Obviously, the financial law is pervasive and complicated. It creates a consumer financial protection agency. It has new resolution authority for firms “too big to fail.” Bank regulators have been shuffled. There are all sorts of new rules for proprietary trading and derivatives. If you work in a bank-owned firm, there are a number of provisions that your parent bank probably doesn’t like. But for insurance brokerages, those provisions either don’t affect us directly or we were carved out.

Every week, I attend events with colleagues throughout the financial services world. I’ve heard their lobbying stories of woe in the year and a half that the legislative process played out. For many months, I’ve kept my counsel, quietly staring down at my shoes. I was excited and pleased about the prospects that the overhaul would be the vehicle for reforming the chaotic and cumbersome non-admitted multistate placement marketplace. And I was grateful for all of the members of the House and Senate, Democrats and Republicans alike (and the Obama administration) who helped make it happen.

Unlike healthcare reform, whose implementation is tortured and unclear, we pretty much know everything we need to know about the surplus lines law. Starting next July, one set of rules—the rules of the home state of the insured—governs access to, and premium taxes for, non-admitted placements. Period. We will see much action as states pass new laws to adjust to this new reality, and there’s a good chance that an interstate compact will be erected, but basically, it’s one set of rules for a transaction. That’s good for clients, good for brokers, good for insurers, good for regulators and, we believe, ultimately good for state coffers. 

Because it’s a win-win, it was a no-brainer for Congress, right? Not at all. There were many hurdles. This battle wasn’t won because we had great white papers or because legislators were pining to shore up the surplus lines marketplace. It was achieved because of shoe-leather lobbying and years of coalition building. And it was achieved because we successfully made our case to a handful of very influential lawmakers who are really smart on insurance issues. (One in particular, Rep. Dennis Moore, D-Kan., is retiring this year, and that’s a big loss.)

The surplus lines provisions of the legislation were part of a tight insurance title that contained only two other pieces: some reinsurance reform and creation of a Federal Insurance Office that has narrow preemptive authority.
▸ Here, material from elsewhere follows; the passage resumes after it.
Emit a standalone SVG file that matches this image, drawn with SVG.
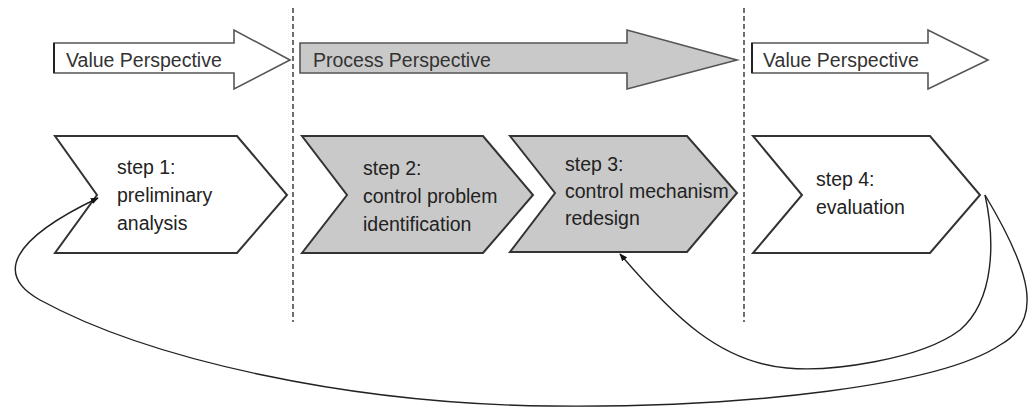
<svg xmlns="http://www.w3.org/2000/svg" width="1029" height="410" viewBox="0 0 1029 410">
<defs>
<style>
.bg{fill:#ffffff}
.arrow{stroke:#555;stroke-width:1.6;stroke-linejoin:miter}
.white{fill:#ffffff}
.grey{fill:#c9c9c9}
.chev{stroke:#333;stroke-width:2;stroke-linejoin:miter}
.divider{stroke:#222;stroke-width:1.3;stroke-dasharray:5,3;fill:none}
.conn{stroke:#222;stroke-width:1.4;fill:none}
.lbl{font-family:"Liberation Sans",Arial,sans-serif;font-size:19.5px;fill:#222}
.plbl{font-family:"Liberation Sans",Arial,sans-serif;font-size:19.5px;fill:#333}
</style>
<marker id="ah" viewBox="0 0 10 10" refX="9" refY="5" markerWidth="8" markerHeight="8" orient="auto" markerUnits="userSpaceOnUse">
<path d="M0,1 L10,5 L0,9 Z" fill="#111"/>
</marker>
</defs>
<rect class="bg" x="0" y="0" width="1029" height="410"/>

<g id="dividers">
<line class="divider" x1="293" y1="8" x2="293" y2="322"/>
<line class="divider" x1="744" y1="8" x2="744" y2="322"/>
</g>

<g id="perspective-value-1">
<path class="arrow white" d="M54,43 L234,43 L234,30 L290,60 L234,89 L234,73 L54,73 Z"/>
<line x1="54" y1="43" x2="54" y2="73" stroke="#222" stroke-width="2"/>
<text class="plbl" x="66" y="67">Value Perspective</text>
</g>
<g id="perspective-process">
<path class="arrow grey" d="M300,43 L627,43 L627,30 L737,60 L627,89 L627,73 L300,73 Z"/>
<text class="plbl" x="313" y="67">Process Perspective</text>
</g>
<g id="perspective-value-2">
<path class="arrow white" d="M752,43 L928,43 L928,30 L988,60 L928,89 L928,73 L752,73 Z"/>
<line x1="752" y1="43" x2="752" y2="73" stroke="#222" stroke-width="2"/>
<text class="plbl" x="763" y="67">Value Perspective</text>
</g>

<g id="step1">
<path class="chev white" d="M55,136 L237,136 L287,195 L237,253 L55,253 L97,195 Z"/>
<text class="lbl" x="117" y="174">step 1:</text>
<text class="lbl" x="117" y="202">preliminary</text>
<text class="lbl" x="117" y="230">analysis</text>
</g>
<g id="step2">
<path class="chev grey" d="M302,136 L483,136 L533,195 L483,253 L302,253 L347,195 Z"/>
<text class="lbl" x="363" y="175">step 2:</text>
<text class="lbl" x="363" y="203">control problem</text>
<text class="lbl" x="363" y="231">identification</text>
</g>
<g id="step3">
<path class="chev grey" d="M510,136 L687,136 L737,193 L687,252 L510,252 L555,193 Z"/>
<text class="lbl" x="565" y="171">step 3:</text>
<text class="lbl" x="565" y="198">control mechanism</text>
<text class="lbl" x="565" y="225">redesign</text>
</g>
<g id="step4">
<path class="chev white" d="M753,136 L930,136 L980,195 L930,253 L753,253 L802,195 Z"/>
<text class="lbl" x="816" y="186">step 4:</text>
<text class="lbl" x="816" y="214">evaluation</text>
</g>

<g id="connectors">
<path class="conn" marker-end="url(#ah)" d="M985,195 C1030,270 1045,320 1000,345 C940,385 750,408 550,406 C350,404 150,360 40,300 C-5,275 10,240 98,198"/>
<path class="conn" marker-end="url(#ah)" d="M985,195 C995,240 995,300 960,330 C920,360 830,372 787,368 C720,362 675,318 620,254"/>
</g>
</svg>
We supported all of it.

Stepping back, though, it is incredible that the most sweeping financial reform since the Glass-Steagall Act of 1932 had so little direct impact on the insurance industry, given the reality of the unprecedented AIG bailout of 2008.

Despite a very ugly and protracted process, Congress passed and President Obama signed a sweeping piece of legislation passed in response to the market meltdowns of 2008. Council member firms will save millions in unnecessary compliance costs thanks to the reforms of the surplus lines marketplace.

W.C. Fields famously said, “If at first you don't succeed, try, try again. Then quit. There’s no point in being a damn fool about it.” I was starting to feel like a fool, watching the House pass the surplus lines bill four times in five years only to see it wither in the Senate. It’s a godawful shame that it took the near collapse of the American economy to provide a vehicle through which we could get this positive reform enacted. But we’ll take victories however we can.